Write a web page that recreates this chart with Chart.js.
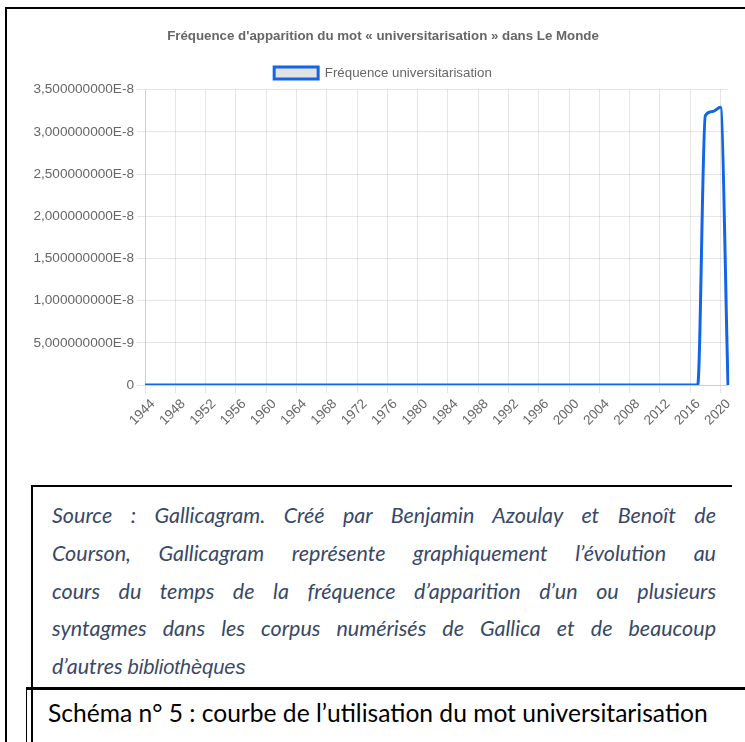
<!DOCTYPE html>
<html><head><meta charset="utf-8">
<script src="https://cdn.jsdelivr.net/npm/chart.js@4.4.1/dist/chart.umd.min.js"></script>
<style>
html,body{margin:0;padding:0;background:#fff;}
body{width:745px;height:742px;position:relative;overflow:hidden;}
#chartBox{position:absolute;left:0;top:0;width:745px;height:470px;}
.ln{position:absolute;background:#000;}
#src{position:absolute;left:52px;top:497px;width:664px;font-family:Lato,sans-serif;font-style:italic;font-size:21.5px;line-height:37.8px;color:#384868;}
#src span{display:block;text-align:justify;text-align-last:justify;white-space:nowrap;}
#src span.last{text-align:left;text-align-last:left;}
#src span.arial{display:inline;font-family:"Liberation Sans",Arial,sans-serif;font-size:20px;}
#schema{position:absolute;left:48px;top:694px;font-family:Lato,sans-serif;font-size:21.5px;line-height:38px;color:#000;white-space:nowrap;}
</style></head>
<body>
<div id="chartBox"><canvas id="c"></canvas></div>
<div class="ln" style="left:5px;top:7px;width:740px;height:2px"></div>
<div class="ln" style="left:5px;top:7px;width:2px;height:735px"></div>
<div class="ln" style="left:31px;top:485px;width:701px;height:2px"></div>
<div class="ln" style="left:31px;top:485px;width:2px;height:257px"></div>
<div class="ln" style="left:26px;top:687px;width:719px;height:3px"></div>
<div class="ln" style="left:26px;top:687px;width:1px;height:55px"></div>
<div id="src">
<span>Source : Gallicagram. Créé par Benjamin Azoulay et Benoît de</span>
<span>Courson, Gallicagram représente graphiquement l’évolution au</span>
<span>cours du temps de la fréquence d’apparition d’un ou plusieurs</span>
<span>syntagmes dans les corpus numérisés de Gallica et de beaucoup</span>
<span class="last">d’autres <span class="arial">bibliothèques</span></span>
</div>
<div id="schema">Schéma n° 5 : courbe de l’utilisation du mot universitarisation</div>
<script>
const years = [1944,1945,1946,1947,1948,1949,1950,1951,1952,1953,1954,1955,1956,1957,1958,1959,1960,1961,1962,1963,1964,1965,1966,1967,1968,1969,1970,1971,1972,1973,1974,1975,1976,1977,1978,1979,1980,1981,1982,1983,1984,1985,1986,1987,1988,1989,1990,1991,1992,1993,1994,1995,1996,1997,1998,1999,2000,2001,2002,2003,2004,2005,2006,2007,2008,2009,2010,2011,2012,2013,2014,2015,2016,2017,2018,2019,2020,2021];
const frequencies = [0,0,0,0,0,0,0,0,0,0,0,0,0,0,0,0,0,0,0,0,0,0,0,0,0,0,0,0,0,0,0,0,0,0,0,0,0,0,0,0,0,0,0,0,0,0,0,0,0,0,0,0,0,0,0,0,0,0,0,0,0,0,0,0,0,0,0,0,0,0,0,0,0,0,3.19e-8,3.24e-8,3.29e-8,0];
const xTickLabels = ['1944','1948','1952','1956','1960','1964','1968','1972','1976','1980','1984','1988','1992','1996','2000','2004','2008','2012','2016','2020'];
const yMax = 3.5e-8;
const yStep = 5e-9;
const seriesLabel = 'Fréquence universitarisation';
const chartTitle = 'Fréquence d\'apparition du mot « universitarisation » dans Le Monde';

function sci(v){
  if (Math.abs(v) < 1e-20) return '0';
  const e = Math.floor(Math.log10(v) + 1e-9);
  const m = v / Math.pow(10, e);
  return m.toFixed(9).replace('.', ',') + 'E' + e;
}
const FONT = '"Liberation Sans", Arial, Helvetica, sans-serif';
const FS = 13.3;
const BLUE = 'rgb(16,102,230)';
Chart.defaults.color = '#666';
Chart.defaults.font.family = FONT;
Chart.defaults.font.size = FS;

const shiftHeader = {
  id: 'shiftHeader',
  afterLayout(chart){
    if (chart.titleBlock) chart.titleBlock.left += 10;
    if (chart.legend) chart.legend.left += 10;
  }
};

new Chart(document.getElementById('c'), {
  type: 'line',
  data: {
    labels: years.map(String),
    datasets: [{
      label: seriesLabel,
      data: frequencies,
      borderColor: BLUE,
      backgroundColor: '#e2e2e2',
      borderWidth: 3,
      pointRadius: 0,
      cubicInterpolationMode: 'monotone',
      fill: false
    }]
  },
  plugins: [shiftHeader],
  options: {
    responsive: true,
    maintainAspectRatio: false,
    animation: false,
    layout: { padding: { top: 18, right: 17, left: 28, bottom: 0 } },
    plugins: {
      title: { display: true, text: chartTitle, color: '#666', font: { size: FS, weight: 'bold' }, padding: { top: 10, bottom: 12.35 } },
      legend: { labels: { boxWidth: 44, boxHeight: 12, padding: 10, color: '#666', font: { size: FS } } },
      tooltip: { enabled: false }
    },
    scales: {
      x: {
        grid: { color: 'rgba(0,0,0,0.1)', tickLength: 8 },
        ticks: {
          autoSkip: false, maxRotation: 45, minRotation: 45, color: '#666', labelOffset: 8,
          font: { size: 13.5 },
          callback: function(val, idx){ const l = String(years[idx]); return xTickLabels.includes(l) ? l : null; }
        },
        afterFit: function(s){ s.height = 85; }
      },
      y: {
        min: 0, max: yMax,
        grid: { color: 'rgba(0,0,0,0.1)', tickLength: 8 },
        ticks: { stepSize: yStep, padding: 3, color: '#666', font: { size: 13.6 }, callback: function(v){ return sci(v); } },
        afterFit: function(s){ s.width = 117; }
      }
    }
  }
});

// fit the caption line to its width in the reference
(function(){
  const el = document.getElementById('schema');
  const target = 660;
  const w = el.getBoundingClientRect().width;
  el.style.fontSize = (21.5 * target / w) + 'px';
})();
</script>
</body></html>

WHAT THE TASK ASKS:
Set down the material exactly, every line of it, except for the pictures.

SOLUTION FOR THIS EXERCISE:
Write a web page that recreates this chart with Chart.js.
<!DOCTYPE html>
<html><head><meta charset="utf-8">
<script src="https://cdn.jsdelivr.net/npm/chart.js@4.4.1/dist/chart.umd.min.js"></script>
<style>
html,body{margin:0;padding:0;background:#fff;}
body{width:745px;height:742px;position:relative;overflow:hidden;}
#chartBox{position:absolute;left:0;top:0;width:745px;height:470px;}
.ln{position:absolute;background:#000;}
#src{position:absolute;left:52px;top:497px;width:664px;font-family:Lato,sans-serif;font-style:italic;font-size:21.5px;line-height:37.8px;color:#384868;}
#src span{display:block;text-align:justify;text-align-last:justify;white-space:nowrap;}
#src span.last{text-align:left;text-align-last:left;}
#src span.arial{display:inline;font-family:"Liberation Sans",Arial,sans-serif;font-size:20px;}
#schema{position:absolute;left:48px;top:694px;font-family:Lato,sans-serif;font-size:21.5px;line-height:38px;color:#000;white-space:nowrap;}
</style></head>
<body>
<div id="chartBox"><canvas id="c"></canvas></div>
<div class="ln" style="left:5px;top:7px;width:740px;height:2px"></div>
<div class="ln" style="left:5px;top:7px;width:2px;height:735px"></div>
<div class="ln" style="left:31px;top:485px;width:701px;height:2px"></div>
<div class="ln" style="left:31px;top:485px;width:2px;height:257px"></div>
<div class="ln" style="left:26px;top:687px;width:719px;height:3px"></div>
<div class="ln" style="left:26px;top:687px;width:1px;height:55px"></div>
<div id="src">
<span>Source : Gallicagram. Créé par Benjamin Azoulay et Benoît de</span>
<span>Courson, Gallicagram représente graphiquement l’évolution au</span>
<span>cours du temps de la fréquence d’apparition d’un ou plusieurs</span>
<span>syntagmes dans les corpus numérisés de Gallica et de beaucoup</span>
<span class="last">d’autres <span class="arial">bibliothèques</span></span>
</div>
<div id="schema">Schéma n° 5 : courbe de l’utilisation du mot universitarisation</div>
<script>
const years = [1944,1945,1946,1947,1948,1949,1950,1951,1952,1953,1954,1955,1956,1957,1958,1959,1960,1961,1962,1963,1964,1965,1966,1967,1968,1969,1970,1971,1972,1973,1974,1975,1976,1977,1978,1979,1980,1981,1982,1983,1984,1985,1986,1987,1988,1989,1990,1991,1992,1993,1994,1995,1996,1997,1998,1999,2000,2001,2002,2003,2004,2005,2006,2007,2008,2009,2010,2011,2012,2013,2014,2015,2016,2017,2018,2019,2020,2021];
const frequencies = [0,0,0,0,0,0,0,0,0,0,0,0,0,0,0,0,0,0,0,0,0,0,0,0,0,0,0,0,0,0,0,0,0,0,0,0,0,0,0,0,0,0,0,0,0,0,0,0,0,0,0,0,0,0,0,0,0,0,0,0,0,0,0,0,0,0,0,0,0,0,0,0,0,0,3.19e-8,3.24e-8,3.29e-8,0];
const xTickLabels = ['1944','1948','1952','1956','1960','1964','1968','1972','1976','1980','1984','1988','1992','1996','2000','2004','2008','2012','2016','2020'];
const yMax = 3.5e-8;
const yStep = 5e-9;
const seriesLabel = 'Fréquence universitarisation';
const chartTitle = 'Fréquence d\'apparition du mot « universitarisation » dans Le Monde';

function sci(v){
  if (Math.abs(v) < 1e-20) return '0';
  const e = Math.floor(Math.log10(v) + 1e-9);
  const m = v / Math.pow(10, e);
  return m.toFixed(9).replace('.', ',') + 'E' + e;
}
const FONT = '"Liberation Sans", Arial, Helvetica, sans-serif';
const FS = 13.3;
const BLUE = 'rgb(16,102,230)';
Chart.defaults.color = '#666';
Chart.defaults.font.family = FONT;
Chart.defaults.font.size = FS;

const shiftHeader = {
  id: 'shiftHeader',
  afterLayout(chart){
    if (chart.titleBlock) chart.titleBlock.left += 10;
    if (chart.legend) chart.legend.left += 10;
  }
};

new Chart(document.getElementById('c'), {
  type: 'line',
  data: {
    labels: years.map(String),
    datasets: [{
      label: seriesLabel,
      data: frequencies,
      borderColor: BLUE,
      backgroundColor: '#e2e2e2',
      borderWidth: 3,
      pointRadius: 0,
      cubicInterpolationMode: 'monotone',
      fill: false
    }]
  },
  plugins: [shiftHeader],
  options: {
    responsive: true,
    maintainAspectRatio: false,
    animation: false,
    layout: { padding: { top: 18, right: 17, left: 28, bottom: 0 } },
    plugins: {
      title: { display: true, text: chartTitle, color: '#666', font: { size: FS, weight: 'bold' }, padding: { top: 10, bottom: 12.35 } },
      legend: { labels: { boxWidth: 44, boxHeight: 12, padding: 10, color: '#666', font: { size: FS } } },
      tooltip: { enabled: false }
    },
    scales: {
      x: {
        grid: { color: 'rgba(0,0,0,0.1)', tickLength: 8 },
        ticks: {
          autoSkip: false, maxRotation: 45, minRotation: 45, color: '#666', labelOffset: 8,
          font: { size: 13.5 },
          callback: function(val, idx){ const l = String(years[idx]); return xTickLabels.includes(l) ? l : null; }
        },
        afterFit: function(s){ s.height = 85; }
      },
      y: {
        min: 0, max: yMax,
        grid: { color: 'rgba(0,0,0,0.1)', tickLength: 8 },
        ticks: { stepSize: yStep, padding: 3, color: '#666', font: { size: 13.6 }, callback: function(v){ return sci(v); } },
        afterFit: function(s){ s.width = 117; }
      }
    }
  }
});

// fit the caption line to its width in the reference
(function(){
  const el = document.getElementById('schema');
  const target = 660;
  const w = el.getBoundingClientRect().width;
  el.style.fontSize = (21.5 * target / w) + 'px';
})();
</script>
</body></html>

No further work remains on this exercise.